Heterochronic processes in human evolution: an ontogenetic analysis of the hominid pelvis.

Bibliographic Collection: 
MOCA Reference, APE
Publication Type: Journal Article
Authors: Berge, C
Year of Publication: 1998
Journal: Am J Phys Anthropol
Volume: 105
Issue: 4
Pagination: 441-59
Date Published: 1998 Apr
Publication Language: eng
ISSN: 0002-9483
Keywords: Adolescent, Adult, Animals, Anthropometry, Biological Evolution, Hominidae, Humans, pelvis

Changes in pelvic shape in human ontogeny and hominid phylogeny suggest that the heterochronic processes involved differ greatly from the neotenic process traditionally described in the evolution of the skull.
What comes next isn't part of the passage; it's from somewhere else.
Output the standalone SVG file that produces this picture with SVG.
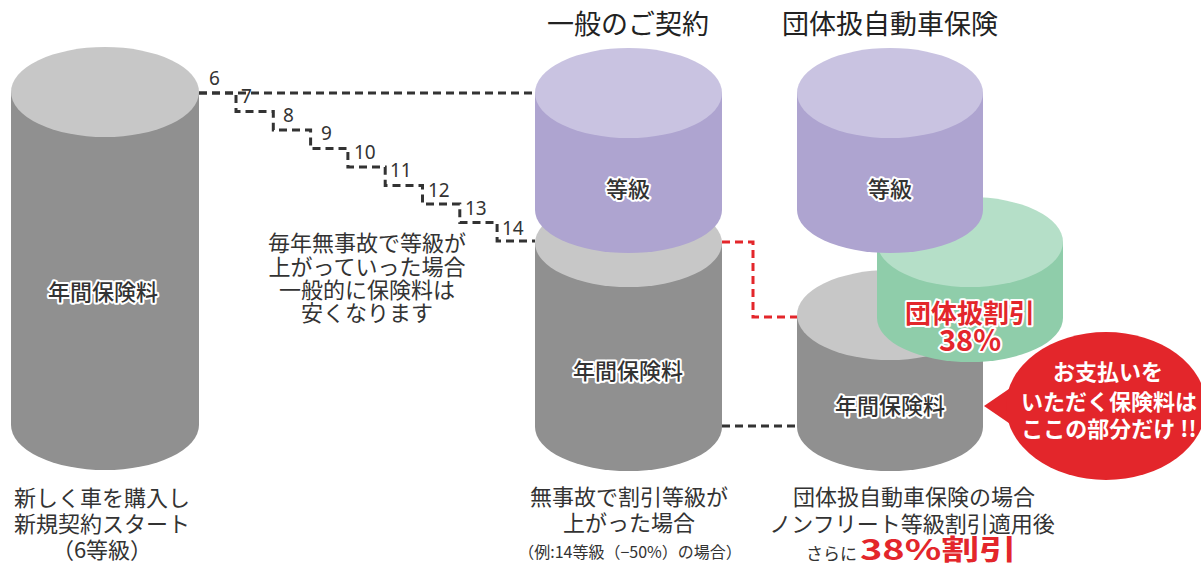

The morphology of 150 juvenile and adult pelves of African apes, 60 juvenile and adult pelves of modern humans, two adult pelves and a juvenile hip bone of australopithecines (Sts 14, AL 288, MLD 7) was studied. Multivariate results, ontogenetic allometries, and growth curves confirm that the pelvic growth pattern in humans differs markedly from those of the African apes. The results permit the following conclusions. First, the appearance of a new feature (acetabulo-cristal buttress and cristal tubercle) at the time of human birth allows the addition of traits, such as the attainment of a proportionally narrower pelvis, with more sagittally positioned iliac blades. Pelvic proportions and orientation change progressively in early childhood as bipedalism is practiced. Other changes in pelvic proportions occur later with the adolescent growth spurt. Second, comparison of juvenile and adult australopithecines to modern humans indicates that 1) some pelvic traits of adult Australopithecus resemble those of neonate Homo; 2) the pelvic growth of Australopithecus was probably closer to that of apes, than to that of humans; and 3) prolonged growth in length of hindlimb and pelvis after sexual maturity seems to be a unique feature of Homo. The position of the acetabulo-cristal buttress and of the cristal tubercle on the ilium are similar in adult Australopithecus and neonate Homo suggesting that this feature may have been displaced later during hominid evolution. Progressive displacement of the acetabulo-cristal buttress on the ilium occurs both during hominid evolution (from Australopithecus to Homo sapiens) and human growth (from neonate to adult). This suggests peramorphic evolution of the pelvic morphology of hominids combining three processes of recapitulation (pre-displacement, acceleration and time hypermorphosis). The results lend credence to the hypothesis that no single heterochronic process accounts for all human evolutionary change; rather this reflects a combination of relative changes in growth rhythm and duration, including other perturbations, such as the appearance of new morphological features.

DOI: 10.1002/(SICI)1096-8644(199804)105:4<441::AID-AJPA4>3.0.CO;2-R
Alternate Journal: Am. J. Phys. Anthropol.